Também Júlio Ricardo corrobora esta opinião. Depois de alertadas as diversas entidades (incluindo o Instituto de Conservação da Natureza e Floresta - ICNF - e a Câmara de Rio Maior, entre outras), e perante o silêncio que soa a consentimento, o grupo avança agora para os tribunais, através de uma ação popular. "Esperamos que o Ministério Público avance com uma providência cautelar para impedir o abate das árvores", afirma ao DN Júlio Ricardo.

O abate das centenas de espécies insere-se numa ação iniciada pela Infraestruturas de Portugal (IP) em fevereiro deste ano, que abrange várias vias do distrito de Santarém, entre outros. A IP invoca a "melhoria da circulação", numa nota de esclarecimento enviada à agência Lusa, no início desta semana. Acrescenta ainda que "as atividades de poda e abate de árvores na EN114 foram precedidas do respetivo parecer técnico da especialidade para avaliação das necessidades de intervenção" e que "55% das árvores alvo de intervenção respeita a espécies invasoras, nomeadamente acácias e aliantos". Os cidadãos locais discordam, justificando que "nunca identificaram qualquer espécie dessas por ali".

Mas a IP insiste que "o abate e controle destas espécies reveste-se, atualmente, da maior importância, por constituírem um grave e crescente problema", nomeadamente pela obstrução de equipamentos de sinalização e segurança "e invadindo bermas e sistemas de drenagem", bem como pela invasão dos terrenos agrícolas confinantes com a via e por serem "fatores de perda de biodiversidade".

João Correia estima que, no espaço de 15 quilómetros, tenham sido cortadas cerca de 470 árvores - carvalhos, sobreiros, cedros, aciprestes, freixos e choupos. Entretanto, recentemente verificou que à beira da EN 114 começavam a aparecer "árvores marcadas", com o (mesmo) destino traçado.

O grupo de trabalho contituído no seio deste movimento em defesa do arvoredo não se conforma com esta "estratégia do quero, posso e mando" que identificam na IP. "Eu não tenho confiança numa entidade que resolve abater árvores porque sim, sem uma análise fitosanitária, sem qualquer consideração pela ligação afetiva da população às árvores, sem qualquer respeito pela população", acrescenta João Correia. "Há aqui árvores com mais de 100 anos, algumas delas carvalhos num perímetro de três metros. E esse é um dos critérios para que possam ser candidatas à classificação de interesse municipal".

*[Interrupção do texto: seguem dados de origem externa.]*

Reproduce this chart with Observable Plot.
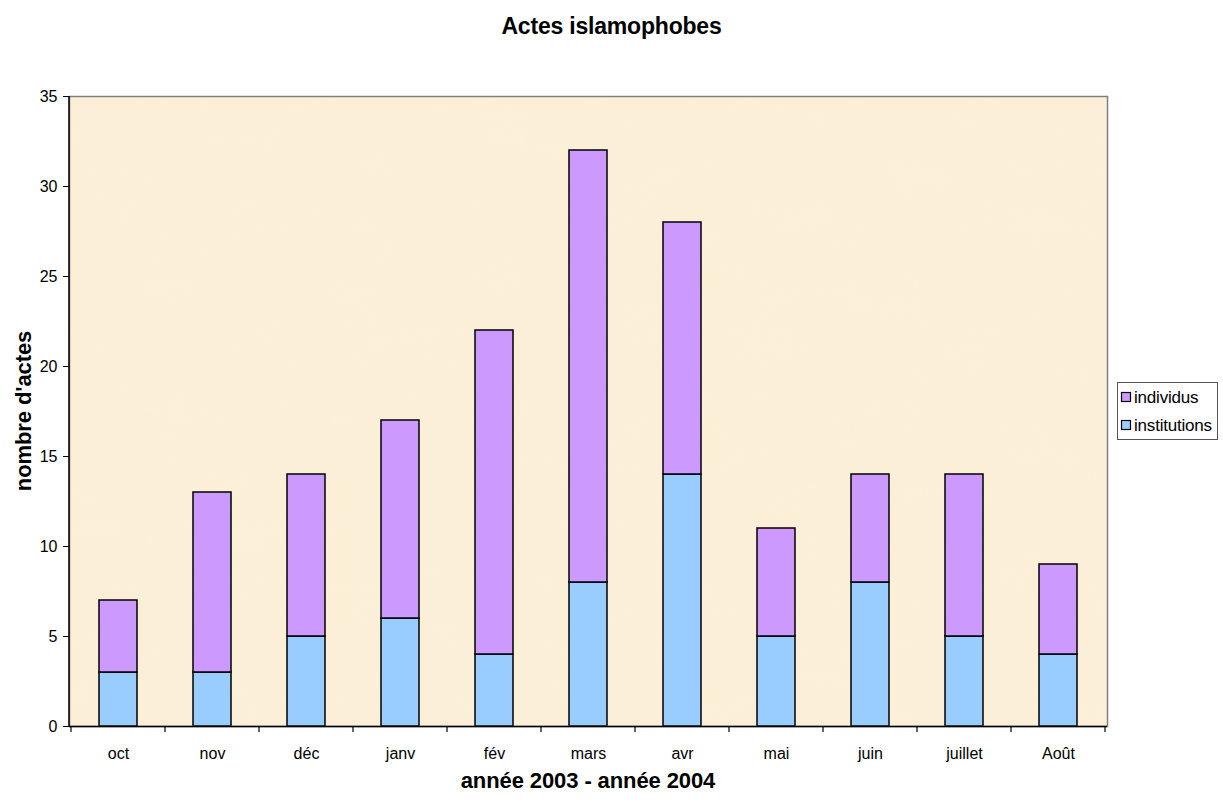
<!DOCTYPE html>
<html><head><meta charset="utf-8">
<script src="https://cdn.jsdelivr.net/npm/d3@7"></script>
<script src="https://cdn.jsdelivr.net/npm/@observablehq/plot@0.6"></script>
<style>
body{margin:0;background:#fff;font-family:"Liberation Sans",Arial,sans-serif;}
</style>
</head><body><div id="chart"></div>
<script>
const months = ["oct","nov","déc","janv","fév","mars","avr","mai","juin","juillet","Août"];
const institutions = [3,3,5,6,4,8,14,5,8,5,4];
const individus = [4,10,9,11,18,24,14,6,6,9,5];
const series = ["institutions","individus"];
const colors = ["#99CCFF","#CC99FF"];
const legendOrder = ["individus","institutions"];
const yTicks = [0,5,10,15,20,25,30,35];
const title = "Actes islamophobes";
const xTitle = "année 2003 - année 2004";
const yTitle = "nombre d'actes";

const data = months.flatMap((m,i)=>[
  {month:m, serie:"institutions", value:institutions[i]},
  {month:m, serie:"individus", value:individus[i]}
]);

(function(){
const W = 1223, H = 804;
const plot = Plot.plot({
  width: W, height: H,
  marginLeft: 69, marginRight: 116, marginTop: 96, marginBottom: 78,
  style: {fontFamily:'"Liberation Sans", Arial, sans-serif', fontSize:"16px", background:"white", color:"black", overflow:"visible"},
  x: {domain: months, paddingInner: 0.6, paddingOuter: 0.3, label: null},
  y: {domain: [0,35], label: null},
  color: {domain: series, range: colors},
  marks: [
    Plot.frame({fill:"#FCEFD8", stroke:"none"}),
    Plot.barY(data, {x:"month", y:"value", fill:"serie", stroke:"black", strokeWidth:1.5}),
    Plot.frame({stroke:"#808080", strokeWidth:1.5}),
    Plot.ruleY([0], {stroke:"black", strokeWidth:1.5}),
    Plot.axisY({ticks: yTicks, tickSize: 6, tickPadding: 6, label: null, fontSize: 16}),
    Plot.axisX({tickSize: 0, tickPadding: 21, label: null, fontSize: 16})
  ]
});
document.getElementById("chart").appendChild(plot);

const svg = d3.select(plot);
const xs = plot.scale("x");
const pL = 69, pR = W - 116, pT = 96, pB = H - 78;

// parchment texture
const defs = svg.insert("defs", ":first-child");
const f = defs.append("filter").attr("id","parch").attr("filterUnits","userSpaceOnUse")
  .attr("x",pL).attr("y",pT).attr("width",pR-pL).attr("height",pB-pT);
f.append("feTurbulence").attr("type","fractalNoise").attr("baseFrequency","0.015 0.025").attr("numOctaves",4).attr("seed",7).attr("result","n");
f.append("feColorMatrix").attr("in","n").attr("type","matrix")
  .attr("values","0 0 0 0 0.96  0 0 0 0 0.87  0 0 0 0 0.70  1.6 0 0 0 -0.7");
const frameEl = svg.select('[aria-label="frame"]').node();
const tex = document.createElementNS("http://www.w3.org/2000/svg","rect");
tex.setAttribute("x", pL); tex.setAttribute("y", pT);
tex.setAttribute("width", pR-pL); tex.setAttribute("height", pB-pT);
tex.setAttribute("fill", "white");
tex.setAttribute("filter","url(#parch)"); tex.setAttribute("opacity","0.6");
frameEl.parentNode.insertBefore(tex, frameEl.nextSibling);

// left axis line
svg.append("line").attr("x1",pL).attr("x2",pL).attr("y1",pT).attr("y2",pB).attr("stroke","black").attr("stroke-width",1.5);

// x boundary ticks
const step = xs.step;
const c0 = xs.apply(months[0]) + xs.bandwidth/2;
for (let i = 0; i <= months.length; i++) {
  const px = c0 - step/2 + i*step;
  svg.append("line").attr("x1",px).attr("x2",px).attr("y1",pB).attr("y2",pB+6).attr("stroke","black").attr("stroke-width",1.2);
}

// titles
svg.append("text").attr("x",W/2).attr("y",34).attr("text-anchor","middle").attr("font-weight","bold").attr("font-size",23).attr("letter-spacing","-0.2").text(title);
svg.append("text").attr("x",(pL+pR)/2).attr("y",788).attr("text-anchor","middle").attr("font-weight","bold").attr("font-size",22).attr("letter-spacing","-0.1").text(xTitle);
svg.append("text").attr("transform",`translate(31,${(pT+pB)/2}) rotate(-90)`).attr("text-anchor","middle").attr("font-weight","bold").attr("font-size",22).attr("letter-spacing","-0.1").text(yTitle);

// legend
const lg = svg.append("g").attr("text-anchor","start");
lg.append("rect").attr("x",1117.5).attr("y",382.5).attr("width",100).attr("height",57).attr("fill","white").attr("stroke","#555").attr("stroke-width",1);
const cs = plot.scale("color");
legendOrder.forEach((s,i)=>{
  const y = 392 + i*28;
  lg.append("rect").attr("x",1121.5).attr("y",y+0.5).attr("width",9).attr("height",9).attr("fill",cs.apply(s)).attr("stroke","black").attr("stroke-width",1.2);
  lg.append("text").attr("x",1134).attr("y",y+11).attr("text-anchor","start").attr("font-size",17).attr("letter-spacing","-0.2").text(s);
});
})();
</script>
</body></html>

Da parte da autarquia, presidida por Luís Filipe Santana Dias (eleito pela Coligação Juntos pelo Futuro - PPD/PSD - CDS/PP), não é conhecida qualquer intervenção pela manutenção do conjunto arbóreo. O assunto já foi abordado pelo vereador da oposição Miguel Paulo (PS), que de resto também se juntou ao movimento. Além do ICNF, o grupo denuciou também a situação ao SEPNA (Serviço de Proteção da Natureza e do Ambiente) e denunciou numa carta aberta o que considera ser "um crime ambiental".

A IP garante ainda que, como medida compensatória, está prevista a plantação de árvores em vários concelhos do distrito de Santarém. "Até pode plantar, mas nunca plantará árvores com 100 anos", contesta o movimento.